Hess geht davon aus, dass von den ländlichen Gebieten in Somalia doch noch gut die Hälfte in den Händen der islamistischen Milizen ist. Trotzdem glaubt er, dass der vor einem Monat gewählte Präsident Mohamud und der diese Woche von ihm ernannte Premierminister, Abdi Farah Shirdon Saaid, großes Potential haben:

„Die neuen Wahlen, auch die Benennung des Prime-Ministers sind für mich Zeichen der Hoffnung: dass Korruption zu Ende geht und dass es in Somalia kompetente und wirklich überzeugte Menschen gibt, die für eine Stabilisierung eintreten. Das würde positiv unterstützt, wenn sich der Westen aus internen Angelegenheiten raushielte und dieser Regierung die Unterstützung gibt, die sie meiner Meinung nach auch verdient.“

So solle sich etwa die amerikanische Außenministerin Hillary Clinton in Zukunft mehr zurückhalten, meint Hess. Sie hatte dem somalischen Präsidenten Mohamud geraten, prinzipiell nicht mit Rebellen zu verhandeln.

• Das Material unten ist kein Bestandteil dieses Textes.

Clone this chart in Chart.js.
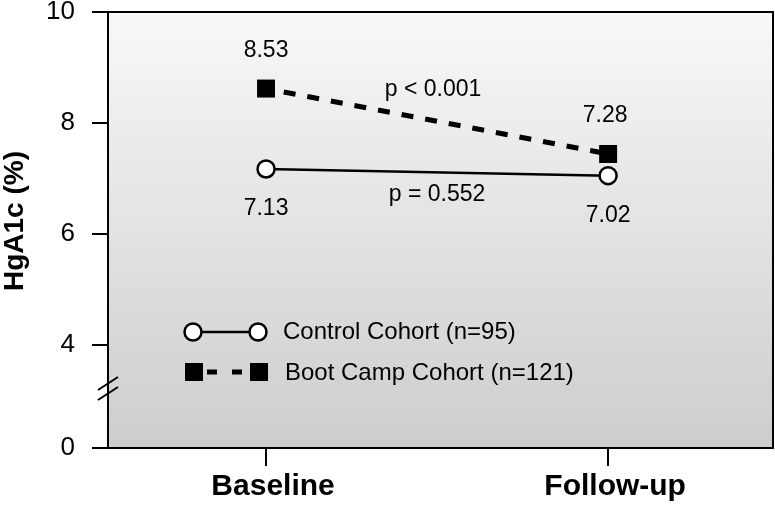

Die EU will Somalia und Äthiopien derweil 30 Millionen Euro Soforthilfe zur Verfügung stellen. Wie die EU-Kommission am Donnerstag in Brüssel mitteilte, soll das Geld die Widerstandskraft verletzlicher Bevölkerungsgruppen gegen zukünftige Katastrophen stärken. Nur so könnten langfristige Lösungen für die chronischen Probleme am Horn von Afrika wie Dürregefahr und allgemein fragile Lebensgrundlagen gefunden werden. Im vergangenen Jahr war die Region am Horn von Afrika von der schwersten Dürrekatastrophe seit 60 Jahren heimgesucht worden; mehr als 13 Millionen Menschen in Kenia, Äthiopien, Dschibuti und Somalia waren betroffen.